Given task: Write out every line of the material exactly as it appears.

Data provided:
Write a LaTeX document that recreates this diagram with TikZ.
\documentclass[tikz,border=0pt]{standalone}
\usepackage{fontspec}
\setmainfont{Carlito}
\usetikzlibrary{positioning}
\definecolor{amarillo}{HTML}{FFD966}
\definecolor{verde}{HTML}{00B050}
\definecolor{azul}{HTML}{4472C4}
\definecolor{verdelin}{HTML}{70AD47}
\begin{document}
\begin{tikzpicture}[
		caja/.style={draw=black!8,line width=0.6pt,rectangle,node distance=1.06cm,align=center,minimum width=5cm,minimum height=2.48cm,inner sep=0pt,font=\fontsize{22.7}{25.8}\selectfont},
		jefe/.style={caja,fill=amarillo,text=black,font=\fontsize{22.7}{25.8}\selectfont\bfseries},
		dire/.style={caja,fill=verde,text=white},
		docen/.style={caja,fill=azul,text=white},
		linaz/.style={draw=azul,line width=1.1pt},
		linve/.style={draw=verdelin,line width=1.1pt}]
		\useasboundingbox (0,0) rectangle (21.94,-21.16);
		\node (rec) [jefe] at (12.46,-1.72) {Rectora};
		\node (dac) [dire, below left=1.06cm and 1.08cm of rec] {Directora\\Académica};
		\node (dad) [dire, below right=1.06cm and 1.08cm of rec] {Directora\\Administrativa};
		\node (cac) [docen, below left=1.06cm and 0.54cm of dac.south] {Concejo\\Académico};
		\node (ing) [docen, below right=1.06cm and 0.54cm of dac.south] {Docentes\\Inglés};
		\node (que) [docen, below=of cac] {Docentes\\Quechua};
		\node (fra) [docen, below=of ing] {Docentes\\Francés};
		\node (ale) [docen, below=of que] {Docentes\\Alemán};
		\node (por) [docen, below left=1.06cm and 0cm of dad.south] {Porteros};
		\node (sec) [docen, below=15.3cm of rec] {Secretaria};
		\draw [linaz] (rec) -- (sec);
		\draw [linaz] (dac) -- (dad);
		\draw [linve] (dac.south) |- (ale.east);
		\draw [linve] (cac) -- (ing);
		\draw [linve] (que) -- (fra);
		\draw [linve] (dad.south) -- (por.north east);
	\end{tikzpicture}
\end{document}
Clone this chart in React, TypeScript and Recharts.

Solution for this exercise:
Write a LaTeX document that recreates this diagram with TikZ.
\documentclass[tikz,border=0pt]{standalone}
\usepackage{fontspec}
\setmainfont{Carlito}
\usetikzlibrary{positioning}
\definecolor{amarillo}{HTML}{FFD966}
\definecolor{verde}{HTML}{00B050}
\definecolor{azul}{HTML}{4472C4}
\definecolor{verdelin}{HTML}{70AD47}
\begin{document}
\begin{tikzpicture}[
		caja/.style={draw=black!8,line width=0.6pt,rectangle,node distance=1.06cm,align=center,minimum width=5cm,minimum height=2.48cm,inner sep=0pt,font=\fontsize{22.7}{25.8}\selectfont},
		jefe/.style={caja,fill=amarillo,text=black,font=\fontsize{22.7}{25.8}\selectfont\bfseries},
		dire/.style={caja,fill=verde,text=white},
		docen/.style={caja,fill=azul,text=white},
		linaz/.style={draw=azul,line width=1.1pt},
		linve/.style={draw=verdelin,line width=1.1pt}]
		\useasboundingbox (0,0) rectangle (21.94,-21.16);
		\node (rec) [jefe] at (12.46,-1.72) {Rectora};
		\node (dac) [dire, below left=1.06cm and 1.08cm of rec] {Directora\\Académica};
		\node (dad) [dire, below right=1.06cm and 1.08cm of rec] {Directora\\Administrativa};
		\node (cac) [docen, below left=1.06cm and 0.54cm of dac.south] {Concejo\\Académico};
		\node (ing) [docen, below right=1.06cm and 0.54cm of dac.south] {Docentes\\Inglés};
		\node (que) [docen, below=of cac] {Docentes\\Quechua};
		\node (fra) [docen, below=of ing] {Docentes\\Francés};
		\node (ale) [docen, below=of que] {Docentes\\Alemán};
		\node (por) [docen, below left=1.06cm and 0cm of dad.south] {Porteros};
		\node (sec) [docen, below=15.3cm of rec] {Secretaria};
		\draw [linaz] (rec) -- (sec);
		\draw [linaz] (dac) -- (dad);
		\draw [linve] (dac.south) |- (ale.east);
		\draw [linve] (cac) -- (ing);
		\draw [linve] (que) -- (fra);
		\draw [linve] (dad.south) -- (por.north east);
	\end{tikzpicture}
\end{document}
Clone this chart in React, TypeScript and Recharts.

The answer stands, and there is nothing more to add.